Hi,

I am trying to determine the cost of having lots of 277 vac flourescent lights on when not necessary. They are all fed from the 3 phase to neutral legs of of a transformer's wye connected secondary (3 ph. 480/277 delta/wye transformer).

With all the lights on, I measured the following phase-neutral voltages and phase currents with a true rms multimeter and clamp-on style ammeter:

Measured Ph. Voltage (vac)    Measured Ph. Current (amps)
Phase A - N = 282             Phase A = 91        
Phase B - N = 281             Phase B = 88
Phase C - N = 279             Phase C = 93

All of the lights have 0.9 power factor ballasts

I'm not sure how to calculate the total kW. I assume that the product of my measured values of voltage and current E x I would give the volt-amps for each phase. And multiplying that times the power factor and dividing by 1000 would give the kilowatts for each phase, correct? But, then how do I combine the three phase kW numbers to get the total kW - just add them? - use phasors???

If I call what I measured with my meters, E-meas and I-meas, does the power company's meter (what we're getting billed for) measure the lower valued kWh [(E-meas x I-meas x power factor)/1000 x hrs], or the higher valued kVAh [(E-meas x I-meas)/1000 x hrs]?

I'm just not sure about how to properly total those unbalanced 3-phase loads, and what type of power (real or apparent) the power companies base their charges on.

Thanks a lot for any help with this!

 

Ask the power company how their meter works. Some meters do, and some meters don't. We can't guess from here any better than you can guess.

 

Thats is actually pretty good advice.

Your bill should have a formula on it for how your power is billed.

I would check your power companies website to see if they have more in-depth info.

Mine does. Check under areas for "customer generators" and the such to find out what their "buy-back" formula is as well as their other billing formulas and fees.

 

Thanks. I'll try to check for more info from the bills. I don't have access right now to the accounting dept - I'm in electrical maintenance at a large factory

 

You can't tell by a reading there, you need to know how much each fixture draws then multiply that out.

You've also got the power factor part of the equation backwards as most people do, the lower it is the more you're penalized if you fall under a certain percent.

Most power companies will gladly pay a free visit and explain it all to you.

 

You can't tell by a reading there, you need to know how much each fixture draws then multiply that out.

You've also got the power factor part of the equation backwards as most people do, the lower it is the more you're penalized if you fall under a certain percent.

Most power companies will gladly pay a free visit and explain it all to you.

I know better than how much each fixture draws. I know how much they all draw for each phase-neutral circuit they are fed from. Nothing else is on the wye secondary of the transformer. Every light is either on phase A, B, or C with their common neutral N being the grounded common tie point of the wye.

What's wrong with watts = volts x amps x pf?

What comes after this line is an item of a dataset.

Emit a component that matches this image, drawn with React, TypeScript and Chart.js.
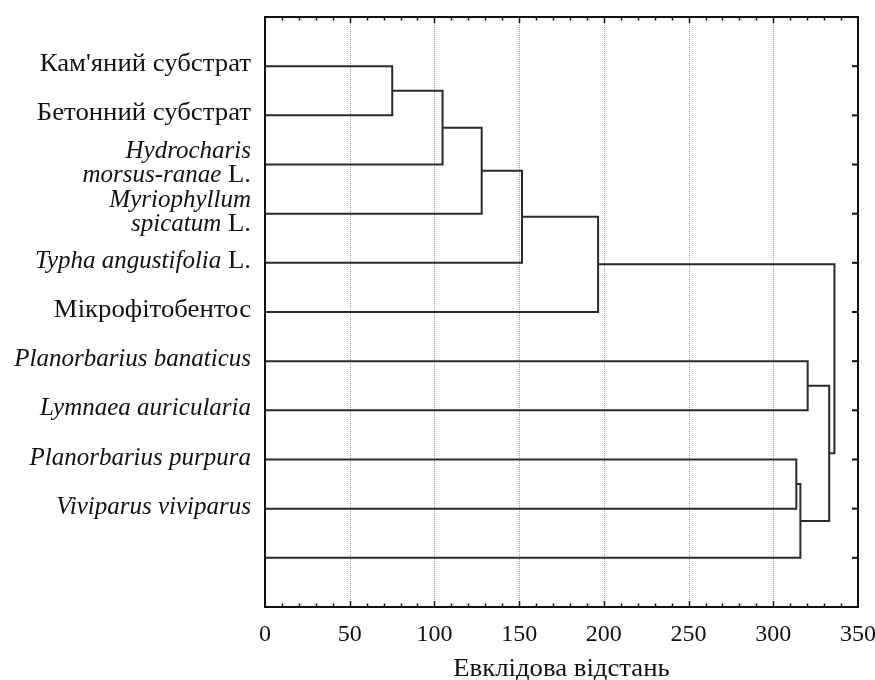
import { useEffect, useRef } from "react";
import { Chart, registerables } from "chart.js";

Chart.register(...registerables);

// Leaves of the dendrogram, top to bottom. "*…*" marks an italic run, "|" breaks a line.
const leafLabels: string[] = [
  "Кам'яний субстрат",
  "Бетонний субстрат",
  "*Hydrocharis*|*morsus-ranae* L.",
  "*Myriophyllum*|*spicatum* L.",
  "*Typha angustifolia* L.",
  "Мікрофітобентос",
  "*Planorbarius banaticus*",
  "*Lymnaea auricularia*",
  "*Planorbarius purpura*",
  "*Viviparus viviparus*",
  "",
];

// Agglomeration steps: ids 0–10 are leaves, merge k creates node 11 + k.
const mergeLeft = [0, 11, 12, 13, 14, 8, 16, 6, 18, 15];
const mergeRight = [1, 2, 3, 4, 5, 9, 10, 7, 17, 19];
const mergeHeight = [75.1, 104.8, 127.9, 151.7, 196.6, 313.6, 316.0, 320.3, 333.0, 336.1];

const xTicks = [0, 50, 100, 150, 200, 250, 300, 350];
const axisTitle = "Евклідова відстань";

const FONT = '"Liberation Serif", "DejaVu Serif", serif';
const LABEL_SIZE = 25;
const TICK_SIZE = 24;
const TITLE_SIZE = 25;
// upright serif text is set slightly wide
const UPRIGHT_STRETCH = 1.07;

function buildSegments() {
  const nodeY: number[] = leafLabels.map((_, i) => i + 1);
  const nodeH: number[] = leafLabels.map(() => 0);
  return mergeHeight.map((h, k) => {
    const a = mergeLeft[k];
    const b = mergeRight[k];
    const ya = nodeY[a];
    const yb = nodeY[b];
    nodeY.push((ya + yb) / 2);
    nodeH.push(h);
    return {
      data: [
        { x: nodeH[a], y: ya },
        { x: h, y: ya },
        { x: h, y: yb },
        { x: nodeH[b], y: yb },
      ],
      showLine: true,
      borderColor: "#2a2a2a",
      borderWidth: 2,
      borderJoinStyle: "miter" as const,
      pointRadius: 0,
      tension: 0,
      fill: false,
    };
  });
}

function parseRuns(line: string): { text: string; italic: boolean }[] {
  const parts = line.split("*");
  return parts
    .map((text, i) => ({ text, italic: i % 2 === 1 }))
    .filter((r) => r.text.length > 0);
}

function drawStretched(ctx: CanvasRenderingContext2D, text: string, x: number, y: number, sx: number) {
  ctx.save();
  ctx.translate(x, y);
  ctx.scale(sx, 1);
  ctx.fillText(text, 0, 0);
  ctx.restore();
}

function drawRichRight(ctx: CanvasRenderingContext2D, line: string, xRight: number, yBase: number) {
  const runs = parseRuns(line);
  const widths = runs.map((r) => {
    ctx.font = `${r.italic ? "italic " : ""}${LABEL_SIZE}px ${FONT}`;
    return ctx.measureText(r.text).width * (r.italic ? 1 : UPRIGHT_STRETCH);
  });
  let x = xRight - widths.reduce((s, w) => s + w, 0);
  runs.forEach((r, i) => {
    ctx.font = `${r.italic ? "italic " : ""}${LABEL_SIZE}px ${FONT}`;
    drawStretched(ctx, r.text, x, yBase, r.italic ? 1 : UPRIGHT_STRETCH);
    x += widths[i];
  });
}

const dendroDecor = {
  id: "dendroDecor",
  beforeDatasetsDraw(chart: any) {
    const { ctx, chartArea, scales } = chart;
    const xs = scales.x;
    ctx.save();
    ctx.strokeStyle = "#9c9c9c";
    ctx.lineWidth = 1;
    ctx.setLineDash([1, 1]);
    xTicks.forEach((v) => {
      if (v <= xs.min || v >= xs.max) return;
      const px = Math.round(xs.getPixelForValue(v)) + 0.5;
      ctx.beginPath();
      ctx.moveTo(px, chartArea.top);
      ctx.lineTo(px, chartArea.bottom);
      ctx.stroke();
    });
    ctx.restore();
  },
  afterDatasetsDraw(chart: any) {
    const { ctx, chartArea, scales } = chart;
    const xs = scales.x;
    const ys = scales.y;
    const { left, right, top, bottom } = chartArea;
    ctx.save();
    ctx.setLineDash([]);
    ctx.strokeStyle = "#111";

    // minor / major ticks on top and bottom edges, pointing inward
    ctx.lineWidth = 1.5;
    for (let v = 10; v < 350; v += 10) {
      const px = Math.round(xs.getPixelForValue(v)) + 0.5;
      const len = v % 50 === 0 ? 6 : 3.5;
      ctx.beginPath();
      ctx.moveTo(px, top);
      ctx.lineTo(px, top + len);
      ctx.moveTo(px, bottom);
      ctx.lineTo(px, bottom - len);
      ctx.stroke();
    }

    // ticks on the right edge at every leaf
    ctx.lineWidth = 2;
    leafLabels.forEach((_, i) => {
      const py = ys.getPixelForValue(i + 1);
      ctx.beginPath();
      ctx.moveTo(right, py);
      ctx.lineTo(right - 6, py);
      ctx.stroke();
    });

    // frame
    ctx.lineWidth = 2;
    ctx.strokeRect(left, top, right - left, bottom - top);

    // leaf labels
    ctx.fillStyle = "#111";
    ctx.textAlign = "left";
    ctx.textBaseline = "alphabetic";
    leafLabels.forEach((label, i) => {
      if (!label) return;
      const py = ys.getPixelForValue(i + 1);
      const lines = label.split("|");
      if (lines.length === 1) {
        drawRichRight(ctx, lines[0], left - 14, py + 5);
      } else {
        drawRichRight(ctx, lines[0], left - 14, py - 7);
        drawRichRight(ctx, lines[1], left - 14, py + 17);
      }
    });

    // x tick numbers
    ctx.font = `${TICK_SIZE}px ${FONT}`;
    ctx.textAlign = "center";
    xTicks.forEach((v) => {
      ctx.fillText(String(v), xs.getPixelForValue(v), bottom + 34);
    });

    // axis title
    ctx.font = `${TITLE_SIZE}px ${FONT}`;
    drawStretched(ctx, axisTitle, (left + right) / 2, bottom + 69, UPRIGHT_STRETCH);
    ctx.restore();
  },
};

export default function App() {
  const canvasRef = useRef<HTMLCanvasElement | null>(null);

  useEffect(() => {
    const canvas = canvasRef.current;
    if (!canvas) return;
    const chart = new Chart(canvas, {
      type: "scatter",
      data: { datasets: buildSegments() as any },
      options: {
        animation: false,
        responsive: false,
        maintainAspectRatio: false,
        layout: { padding: { top: 17, right: 17, left: 0, bottom: 0 } },
        plugins: {
          legend: { display: false },
          tooltip: { enabled: false },
          title: { display: false },
        },
        scales: {
          x: {
            type: "linear",
            min: 0,
            max: 350,
            ticks: { display: false },
            grid: { display: false },
            border: { display: false },
            afterFit: (scale: any) => {
              scale.height = 73;
            },
          },
          y: {
            type: "linear",
            min: 0,
            max: 12,
            reverse: true,
            ticks: { display: false },
            grid: { display: false },
            border: { display: false },
            afterFit: (scale: any) => {
              scale.width = 265;
            },
          },
        },
      },
      plugins: [dendroDecor],
    });
    return () => chart.destroy();
  }, []);

  return (
    <div style={{ position: "fixed", left: 0, top: 0, width: 875, height: 680, background: "#fff" }}>
      <canvas ref={canvasRef} width={875} height={680} style={{ display: "block" }} />
    </div>
  );
}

That's just real power in watts is equal to the apparent power in volt-amps times the power factor (which equals Cos phi).

[From Wikipedia article - AC Power]

In the diagram, P is the real power, Q is the reactive power (in this case positive), S is the complex power and the length of S is the apparent power.

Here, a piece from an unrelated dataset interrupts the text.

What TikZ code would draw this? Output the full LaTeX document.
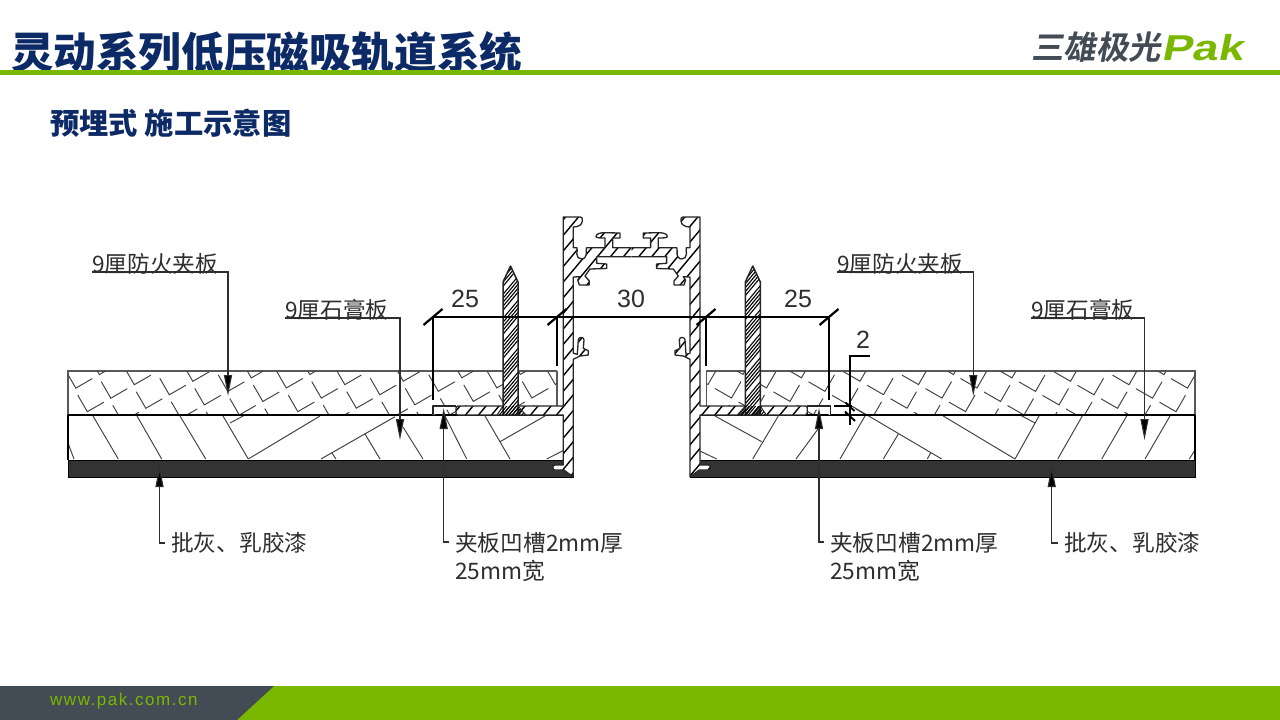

Reactive power does not transfer energy, so it is represented as the imaginary axis of the vector diagram. Real power moves energy, so it is the real axis.

The unit for all forms of power is the watt (symbol: W), but this unit is generally reserved for real power. Apparent power is conventionally expressed in volt-amperes (VA) since it is the product of rms voltage and rms current - [i.e my measured values].

My measured RMS voltages are what is actually supplying the entire group of lights that are on that particular phase-neutral circuit. The measured amps are what that group of lights are actually drawing. I take the product of those to get the volt-amps (i.e. apparent power) for the phase - the vector S in the diagram. The real power in watts (P in the vector diagram) should be S times the power factor which is the same as the ratio of real to apparent power and also equal to Cos phi in the vector diagram. Every light is identical and has a ballast power factor rating of 0.9.

Also, I'm under the impression that most power company electro-mechanical meters have a disk whose instantaneous rate of spin is linearly proportional to the instantaneous wattage (i.e. real power). It's also connected to a time accumulating "odometer". Since power is energy per unit of time, the "odometer" merely has the effect of integrating instantaneousness real power over time to yield a running tally of total energy consumed in kWh. At least, that was how I thought it all worked. Maybe I'm wrong?